PROBLEM STATEMENT: Repeat the data below exactly, dropping any pictures it holds.
-*-
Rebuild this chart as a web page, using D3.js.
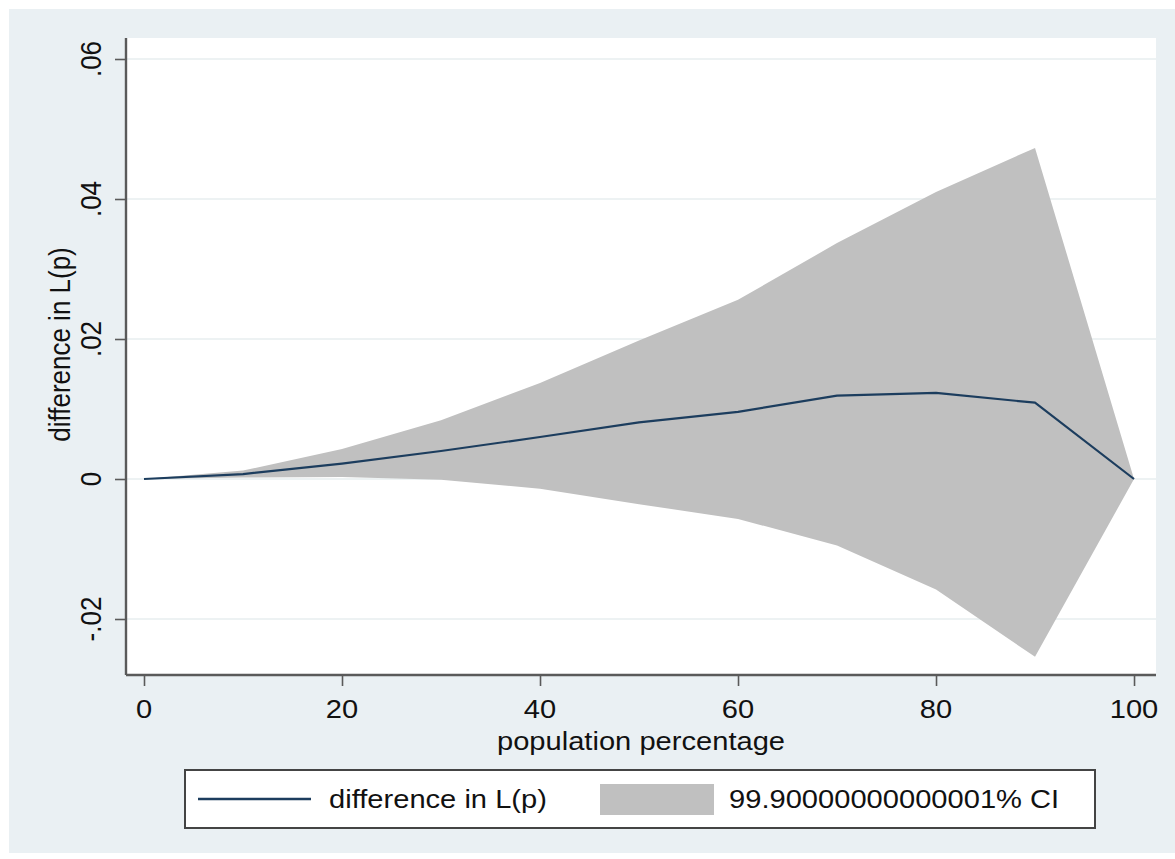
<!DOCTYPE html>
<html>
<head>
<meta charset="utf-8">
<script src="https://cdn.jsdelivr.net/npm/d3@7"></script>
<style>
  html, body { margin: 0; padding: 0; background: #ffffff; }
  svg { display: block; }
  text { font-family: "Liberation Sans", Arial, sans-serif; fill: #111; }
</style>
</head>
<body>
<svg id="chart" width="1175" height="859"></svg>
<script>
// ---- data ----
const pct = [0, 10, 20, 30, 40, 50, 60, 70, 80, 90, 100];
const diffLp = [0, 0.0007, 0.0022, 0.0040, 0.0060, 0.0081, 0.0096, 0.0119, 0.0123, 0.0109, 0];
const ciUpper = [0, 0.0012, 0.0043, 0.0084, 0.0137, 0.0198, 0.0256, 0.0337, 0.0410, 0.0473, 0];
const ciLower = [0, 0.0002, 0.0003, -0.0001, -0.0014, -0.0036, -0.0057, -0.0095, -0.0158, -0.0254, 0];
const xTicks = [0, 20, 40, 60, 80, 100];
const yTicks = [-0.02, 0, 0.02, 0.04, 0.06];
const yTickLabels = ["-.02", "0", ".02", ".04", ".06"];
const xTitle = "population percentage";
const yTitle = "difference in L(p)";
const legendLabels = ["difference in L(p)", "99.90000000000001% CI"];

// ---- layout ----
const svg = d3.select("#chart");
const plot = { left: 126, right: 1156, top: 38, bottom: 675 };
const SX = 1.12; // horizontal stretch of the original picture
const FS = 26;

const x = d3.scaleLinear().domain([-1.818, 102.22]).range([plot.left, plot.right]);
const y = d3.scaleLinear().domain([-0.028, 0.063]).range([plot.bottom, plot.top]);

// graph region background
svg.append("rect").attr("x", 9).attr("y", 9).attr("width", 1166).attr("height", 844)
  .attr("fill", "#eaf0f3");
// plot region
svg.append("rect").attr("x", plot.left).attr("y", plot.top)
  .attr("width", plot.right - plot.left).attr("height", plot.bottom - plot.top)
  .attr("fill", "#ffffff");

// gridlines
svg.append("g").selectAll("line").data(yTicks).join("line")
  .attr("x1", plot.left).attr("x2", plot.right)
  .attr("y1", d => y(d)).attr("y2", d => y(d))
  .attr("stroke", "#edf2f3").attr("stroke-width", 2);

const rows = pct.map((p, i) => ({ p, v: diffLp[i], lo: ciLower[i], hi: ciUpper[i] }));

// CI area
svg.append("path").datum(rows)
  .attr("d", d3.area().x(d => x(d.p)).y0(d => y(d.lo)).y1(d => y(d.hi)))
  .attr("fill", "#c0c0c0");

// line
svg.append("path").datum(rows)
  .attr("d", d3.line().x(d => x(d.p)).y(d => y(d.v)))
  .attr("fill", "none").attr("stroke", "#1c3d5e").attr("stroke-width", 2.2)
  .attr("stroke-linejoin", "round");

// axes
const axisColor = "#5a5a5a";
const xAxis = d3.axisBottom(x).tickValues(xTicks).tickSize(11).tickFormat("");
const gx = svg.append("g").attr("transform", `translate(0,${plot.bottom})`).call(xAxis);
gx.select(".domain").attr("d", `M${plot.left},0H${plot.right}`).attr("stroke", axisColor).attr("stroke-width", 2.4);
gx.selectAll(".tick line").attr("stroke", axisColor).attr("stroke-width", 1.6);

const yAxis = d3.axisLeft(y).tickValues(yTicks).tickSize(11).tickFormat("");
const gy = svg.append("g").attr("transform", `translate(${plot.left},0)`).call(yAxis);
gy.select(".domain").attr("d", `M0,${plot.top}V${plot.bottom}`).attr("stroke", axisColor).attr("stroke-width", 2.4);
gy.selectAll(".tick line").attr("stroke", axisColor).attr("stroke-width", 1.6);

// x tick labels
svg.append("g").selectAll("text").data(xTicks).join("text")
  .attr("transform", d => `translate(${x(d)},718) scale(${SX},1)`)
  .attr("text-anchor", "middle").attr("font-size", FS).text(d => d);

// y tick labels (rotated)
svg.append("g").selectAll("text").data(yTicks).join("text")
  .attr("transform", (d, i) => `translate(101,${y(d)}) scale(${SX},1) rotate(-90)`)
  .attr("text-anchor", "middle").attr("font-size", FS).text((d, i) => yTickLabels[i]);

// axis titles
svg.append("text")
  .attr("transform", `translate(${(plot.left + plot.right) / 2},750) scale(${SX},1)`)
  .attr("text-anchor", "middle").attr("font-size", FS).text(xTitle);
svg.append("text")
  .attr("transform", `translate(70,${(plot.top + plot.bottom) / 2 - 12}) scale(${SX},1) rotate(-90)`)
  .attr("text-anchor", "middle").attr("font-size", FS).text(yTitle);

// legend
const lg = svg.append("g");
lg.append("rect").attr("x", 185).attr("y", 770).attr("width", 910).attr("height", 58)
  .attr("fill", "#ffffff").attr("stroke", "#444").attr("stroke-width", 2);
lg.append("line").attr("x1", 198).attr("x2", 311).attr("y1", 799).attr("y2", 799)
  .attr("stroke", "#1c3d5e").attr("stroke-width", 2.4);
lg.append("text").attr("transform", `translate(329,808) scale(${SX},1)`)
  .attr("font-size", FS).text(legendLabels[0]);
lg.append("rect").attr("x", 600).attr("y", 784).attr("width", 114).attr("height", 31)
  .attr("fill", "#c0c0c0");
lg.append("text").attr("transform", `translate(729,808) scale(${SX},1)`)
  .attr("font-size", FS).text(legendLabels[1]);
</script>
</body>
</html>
-*-
REPLY TO THE EXERCISE:
Rebuild this chart as a web page, using D3.js.
<!DOCTYPE html>
<html>
<head>
<meta charset="utf-8">
<script src="https://cdn.jsdelivr.net/npm/d3@7"></script>
<style>
  html, body { margin: 0; padding: 0; background: #ffffff; }
  svg { display: block; }
  text { font-family: "Liberation Sans", Arial, sans-serif; fill: #111; }
</style>
</head>
<body>
<svg id="chart" width="1175" height="859"></svg>
<script>
// ---- data ----
const pct = [0, 10, 20, 30, 40, 50, 60, 70, 80, 90, 100];
const diffLp = [0, 0.0007, 0.0022, 0.0040, 0.0060, 0.0081, 0.0096, 0.0119, 0.0123, 0.0109, 0];
const ciUpper = [0, 0.0012, 0.0043, 0.0084, 0.0137, 0.0198, 0.0256, 0.0337, 0.0410, 0.0473, 0];
const ciLower = [0, 0.0002, 0.0003, -0.0001, -0.0014, -0.0036, -0.0057, -0.0095, -0.0158, -0.0254, 0];
const xTicks = [0, 20, 40, 60, 80, 100];
const yTicks = [-0.02, 0, 0.02, 0.04, 0.06];
const yTickLabels = ["-.02", "0", ".02", ".04", ".06"];
const xTitle = "population percentage";
const yTitle = "difference in L(p)";
const legendLabels = ["difference in L(p)", "99.90000000000001% CI"];

// ---- layout ----
const svg = d3.select("#chart");
const plot = { left: 126, right: 1156, top: 38, bottom: 675 };
const SX = 1.12; // horizontal stretch of the original picture
const FS = 26;

const x = d3.scaleLinear().domain([-1.818, 102.22]).range([plot.left, plot.right]);
const y = d3.scaleLinear().domain([-0.028, 0.063]).range([plot.bottom, plot.top]);

// graph region background
svg.append("rect").attr("x", 9).attr("y", 9).attr("width", 1166).attr("height", 844)
  .attr("fill", "#eaf0f3");
// plot region
svg.append("rect").attr("x", plot.left).attr("y", plot.top)
  .attr("width", plot.right - plot.left).attr("height", plot.bottom - plot.top)
  .attr("fill", "#ffffff");

// gridlines
svg.append("g").selectAll("line").data(yTicks).join("line")
  .attr("x1", plot.left).attr("x2", plot.right)
  .attr("y1", d => y(d)).attr("y2", d => y(d))
  .attr("stroke", "#edf2f3").attr("stroke-width", 2);

const rows = pct.map((p, i) => ({ p, v: diffLp[i], lo: ciLower[i], hi: ciUpper[i] }));

// CI area
svg.append("path").datum(rows)
  .attr("d", d3.area().x(d => x(d.p)).y0(d => y(d.lo)).y1(d => y(d.hi)))
  .attr("fill", "#c0c0c0");

// line
svg.append("path").datum(rows)
  .attr("d", d3.line().x(d => x(d.p)).y(d => y(d.v)))
  .attr("fill", "none").attr("stroke", "#1c3d5e").attr("stroke-width", 2.2)
  .attr("stroke-linejoin", "round");

// axes
const axisColor = "#5a5a5a";
const xAxis = d3.axisBottom(x).tickValues(xTicks).tickSize(11).tickFormat("");
const gx = svg.append("g").attr("transform", `translate(0,${plot.bottom})`).call(xAxis);
gx.select(".domain").attr("d", `M${plot.left},0H${plot.right}`).attr("stroke", axisColor).attr("stroke-width", 2.4);
gx.selectAll(".tick line").attr("stroke", axisColor).attr("stroke-width", 1.6);

const yAxis = d3.axisLeft(y).tickValues(yTicks).tickSize(11).tickFormat("");
const gy = svg.append("g").attr("transform", `translate(${plot.left},0)`).call(yAxis);
gy.select(".domain").attr("d", `M0,${plot.top}V${plot.bottom}`).attr("stroke", axisColor).attr("stroke-width", 2.4);
gy.selectAll(".tick line").attr("stroke", axisColor).attr("stroke-width", 1.6);

// x tick labels
svg.append("g").selectAll("text").data(xTicks).join("text")
  .attr("transform", d => `translate(${x(d)},718) scale(${SX},1)`)
  .attr("text-anchor", "middle").attr("font-size", FS).text(d => d);

// y tick labels (rotated)
svg.append("g").selectAll("text").data(yTicks).join("text")
  .attr("transform", (d, i) => `translate(101,${y(d)}) scale(${SX},1) rotate(-90)`)
  .attr("text-anchor", "middle").attr("font-size", FS).text((d, i) => yTickLabels[i]);

// axis titles
svg.append("text")
  .attr("transform", `translate(${(plot.left + plot.right) / 2},750) scale(${SX},1)`)
  .attr("text-anchor", "middle").attr("font-size", FS).text(xTitle);
svg.append("text")
  .attr("transform", `translate(70,${(plot.top + plot.bottom) / 2 - 12}) scale(${SX},1) rotate(-90)`)
  .attr("text-anchor", "middle").attr("font-size", FS).text(yTitle);

// legend
const lg = svg.append("g");
lg.append("rect").attr("x", 185).attr("y", 770).attr("width", 910).attr("height", 58)
  .attr("fill", "#ffffff").attr("stroke", "#444").attr("stroke-width", 2);
lg.append("line").attr("x1", 198).attr("x2", 311).attr("y1", 799).attr("y2", 799)
  .attr("stroke", "#1c3d5e").attr("stroke-width", 2.4);
lg.append("text").attr("transform", `translate(329,808) scale(${SX},1)`)
  .attr("font-size", FS).text(legendLabels[0]);
lg.append("rect").attr("x", 600).attr("y", 784).attr("width", 114).attr("height", 31)
  .attr("fill", "#c0c0c0");
lg.append("text").attr("transform", `translate(729,808) scale(${SX},1)`)
  .attr("font-size", FS).text(legendLabels[1]);
</script>
</body>
</html>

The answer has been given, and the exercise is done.